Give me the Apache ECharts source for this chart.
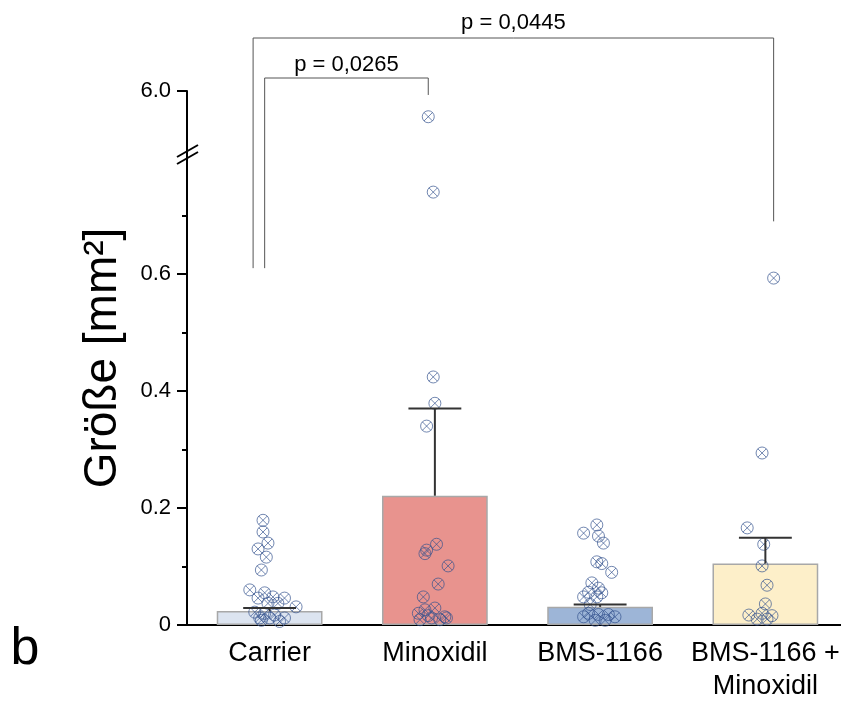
<!DOCTYPE html>
<html>
<head>
<meta charset="utf-8">
<script src="https://cdn.jsdelivr.net/npm/echarts@6/dist/echarts.min.js"></script>
<style>
  html, body { margin: 0; padding: 0; background: #fff; }
  #chart { width: 841px; height: 704px; }
</style>
</head>
<body>
<div id="chart"></div>
<script>
  // Gruppen und Mittelwerte (Balken) mit SEM (Fehlerbalken nach oben)
  var categories = ['Carrier', 'Minoxidil', 'BMS-1166', 'BMS-1166 +\nMinoxidil'];
  var means = [0.024, 0.221, 0.031, 0.105];
  var sems = [0.005, 0.149, 0.004, 0.044];
  var barColors = ['#dce4f0', '#e8938e', '#9db5d7', '#fdefc9'];

  // Einzelwerte je Gruppe: [seitlicher Versatz, Wert]
  var carrierPts = [[-0.04, 0.179], [-0.04, 0.159], [-0.01, 0.140], [-0.07, 0.130], [-0.02, 0.116],
    [-0.05, 0.094], [-0.12, 0.060], [-0.03, 0.055], [-0.07, 0.046], [0.02, 0.048], [0.09, 0.046],
    [0.16, 0.031], [-0.01, 0.037], [0.05, 0.037], [-0.09, 0.022], [-0.03, 0.020], [0.03, 0.017],
    [0.09, 0.012], [-0.06, 0.012], [0.00, 0.012], [-0.05, 0.008], [0.06, 0.006]];
  var minoxPts = [[-0.01, 0.740], [-0.01, 0.424], [0.00, 0.379], [-0.05, 0.340], [0.01, 0.138],
    [-0.05, 0.128], [-0.06, 0.122], [0.08, 0.101], [0.02, 0.070], [-0.07, 0.048], [-0.06, 0.026],
    [0.00, 0.029], [-0.10, 0.020], [0.06, 0.014], [-0.02, 0.012], [0.03, 0.009], [0.07, 0.012],
    [-0.09, 0.009], [-0.04, 0.016]];
  var minoxHighPts = [[-0.04, 5.61]];
  var bmsPts = [[-0.02, 0.171], [-0.10, 0.157], [-0.01, 0.152], [0.02, 0.140], [-0.02, 0.108],
    [0.01, 0.105], [0.07, 0.090], [-0.05, 0.072], [-0.01, 0.063], [-0.07, 0.056], [0.01, 0.055],
    [-0.10, 0.048], [-0.02, 0.048], [-0.06, 0.035], [-0.07, 0.020], [-0.01, 0.018], [0.05, 0.018],
    [0.09, 0.014], [-0.10, 0.014], [-0.03, 0.008], [0.03, 0.008]];
  var comboPts = [[0.05, 0.593], [-0.02, 0.294], [-0.11, 0.166], [-0.01, 0.138], [-0.02, 0.101],
    [0.01, 0.068], [0.00, 0.036], [-0.10, 0.017], [-0.02, 0.020], [0.04, 0.016], [-0.05, 0.010],
    [0.01, 0.010]];

  var pValues = ['p = 0,0265', 'p = 0,0445'];

  var FONT = '"Liberation Sans", Arial, sans-serif';
  var markerPath = 'path://M0,-10A10,10,0,1,1,0,10A10,10,0,1,1,0,-10ZM-7.07,-7.07L7.07,7.07M7.07,-7.07L-7.07,7.07';

  function place(groupIdx, pts) {
    return pts.map(function (p) { return [groupIdx + p[0], p[1]]; });
  }
  var lowPoints = [].concat(place(0, carrierPts), place(1, minoxPts), place(2, bmsPts), place(3, comboPts));
  var highPoints = place(1, minoxHighPts);

  var chart = echarts.init(document.getElementById('chart'));

  var pointStyle = {
    color: 'rgba(0,0,0,0)',
    borderColor: 'rgba(50,80,140,0.85)',
    borderWidth: 1
  };

  var option = {
    animation: false,
    backgroundColor: '#fff',
    textStyle: { fontFamily: FONT },
    grid: [
      { left: 187, width: 661, top: 91, height: 66, outerBoundsMode: 'none', containLabel: false },
      { left: 187, width: 661, top: 157, height: 468, outerBoundsMode: 'none', containLabel: false }
    ],
    xAxis: [
      { gridIndex: 0, type: 'value', min: -0.5, max: 3.5, show: false },
      {
        gridIndex: 1, type: 'category', data: categories,
        axisLine: { lineStyle: { color: '#000', width: 2 } },
        axisTick: { alignWithLabel: true, length: 5, lineStyle: { color: '#000', width: 2 } },
        axisLabel: { interval: 0, hideOverlap: false, color: '#000', fontSize: 27, fontFamily: FONT, margin: 12, lineHeight: 33 }
      },
      { gridIndex: 1, type: 'value', min: -0.5, max: 3.5, show: false }
    ],
    yAxis: [
      {
        gridIndex: 0, type: 'value', min: 5, max: 6,
        axisLine: { show: true, onZero: false, lineStyle: { color: '#000', width: 2 } },
        axisTick: { show: true, length: 10, customValues: [6], lineStyle: { color: '#000', width: 2 } },
        axisLabel: {
          customValues: [6], color: '#000', fontSize: 22, fontFamily: FONT, margin: 16,
          formatter: function (v) { return v.toFixed(1); }
        },
        splitLine: { show: false }
      },
      {
        gridIndex: 1, type: 'value', min: 0, max: 0.8, interval: 0.2,
        axisLine: { show: true, onZero: false, lineStyle: { color: '#000', width: 2 } },
        axisTick: { show: true, length: 10, customValues: [0, 0.2, 0.4, 0.6], lineStyle: { color: '#000', width: 2 } },
        minorTick: { show: true, splitNumber: 2, length: 5, lineStyle: { color: '#000', width: 2 } },
        axisLabel: {
          customValues: [0, 0.2, 0.4, 0.6], color: '#000', fontSize: 22, fontFamily: FONT, margin: 16,
          formatter: function (v) { return v === 0 ? '0' : v.toFixed(1); }
        },
        splitLine: { show: false }
      }
    ],
    series: [
      {
        type: 'bar', xAxisIndex: 1, yAxisIndex: 1, barWidth: '64%', z: 1,
        data: means.map(function (m, i) {
          return { value: m, itemStyle: { color: barColors[i], borderColor: '#a8a8a8', borderWidth: 1.5 } };
        })
      },
      {
        type: 'scatter', xAxisIndex: 2, yAxisIndex: 1, z: 3,
        symbol: markerPath, symbolSize: 12, itemStyle: pointStyle,
        data: lowPoints
      },
      {
        type: 'scatter', xAxisIndex: 0, yAxisIndex: 0, z: 3,
        symbol: markerPath, symbolSize: 12, itemStyle: pointStyle,
        data: highPoints
      },
      {
        type: 'custom', xAxisIndex: 2, yAxisIndex: 1, z: 4,
        data: means.map(function (m, i) { return [i, m, sems[i]]; }),
        renderItem: function (params, api) {
          var base = api.coord([api.value(0), api.value(1)]);
          var top = api.coord([api.value(0), api.value(1) + api.value(2)]);
          var half = api.size([1, 0])[0] * 0.16;
          var st = { stroke: '#333', lineWidth: 2 };
          return {
            type: 'group', children: [
              { type: 'line', shape: { x1: base[0], y1: base[1], x2: top[0], y2: top[1] }, style: st },
              { type: 'line', shape: { x1: top[0] - half, y1: top[1], x2: top[0] + half, y2: top[1] }, style: st }
            ]
          };
        }
      }
    ]
  };
  chart.setOption(option);

  // Signifikanzklammern, Achsenbruch und Beschriftungen
  function px(x) { return chart.convertToPixel({ xAxisIndex: 2 }, x); }
  function pyLow(v) { return chart.convertToPixel({ yAxisIndex: 1 }, v); }
  function pyHigh(v) { return chart.convertToPixel({ yAxisIndex: 0 }, v); }
  var axisX = px(-0.5);
  var brk = pyLow(0.8) - 3;
  var bracketStyle = { stroke: '#555', lineWidth: 1, fill: null };

  chart.setOption({
    graphic: [
      { type: 'polyline', shape: { points: [[px(-0.03), pyLow(0.61)], [px(-0.03), 78], [px(0.96), 78], [px(0.96), pyHigh(5.94)]] }, style: bracketStyle },
      { type: 'polyline', shape: { points: [[px(-0.1), pyLow(0.61)], [px(-0.1), 38], [px(3.05), 38], [px(3.05), pyLow(0.69)]] }, style: bracketStyle },
      { type: 'text', x: (px(-0.03) + px(0.96)) / 2, y: 65, style: { text: pValues[0], font: '22px ' + FONT, fill: '#000', align: 'center', verticalAlign: 'middle' } },
      { type: 'text', x: (px(-0.1) + px(3.05)) / 2, y: 23, style: { text: pValues[1], font: '22px ' + FONT, fill: '#000', align: 'center', verticalAlign: 'middle' } },
      { type: 'line', shape: { x1: axisX - 10, y1: brk + 3, x2: axisX + 11, y2: brk - 9 }, style: { stroke: '#000', lineWidth: 2 } },
      { type: 'line', shape: { x1: axisX - 10, y1: brk + 10, x2: axisX + 11, y2: brk - 2 }, style: { stroke: '#000', lineWidth: 2 } },
      { type: 'text', x: 103, y: 358, rotation: Math.PI / 2, style: { text: 'Größe [mm²]', font: '46px ' + FONT, fill: '#000', align: 'center', verticalAlign: 'middle' } },
      { type: 'text', x: 25, y: 650, style: { text: 'b', font: '52px ' + FONT, fill: '#000', align: 'center', verticalAlign: 'middle' } }
    ]
  });
</script>
</body>
</html>
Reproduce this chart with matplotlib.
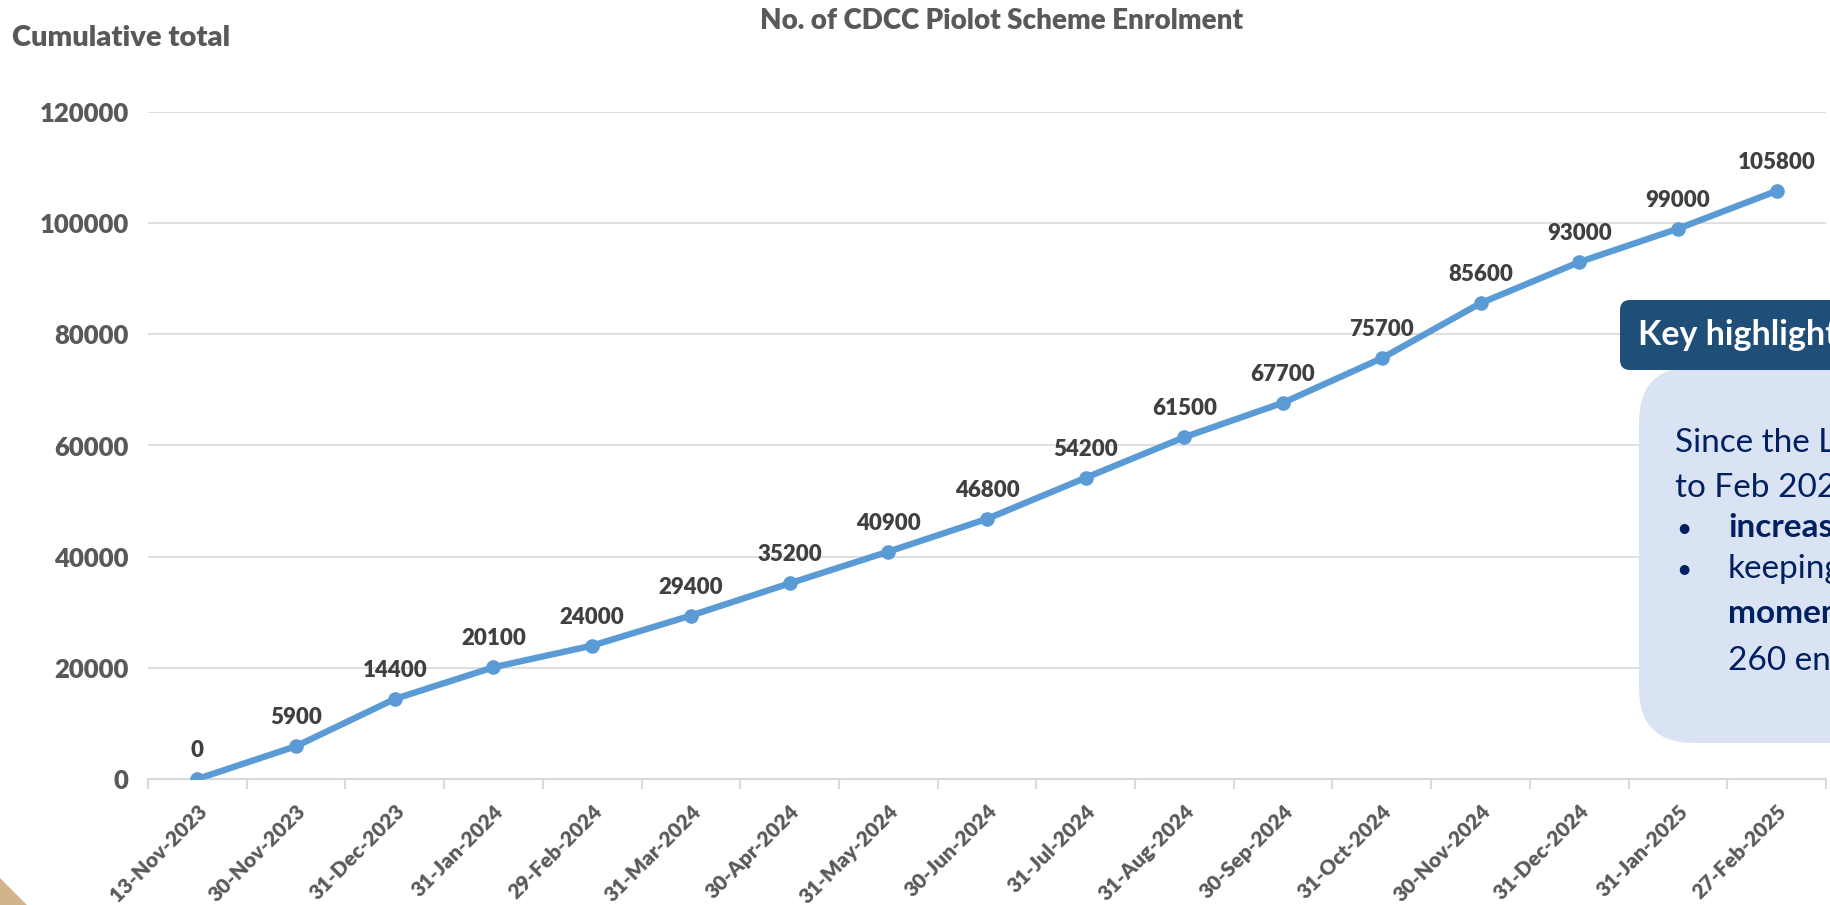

★ ★ ★ ★ ★

Task to complete:
Pull out all lines containing "this".

Worked solution:
Give me the Apache ECharts source for this chart.
Reproduce this chart with matplotlib.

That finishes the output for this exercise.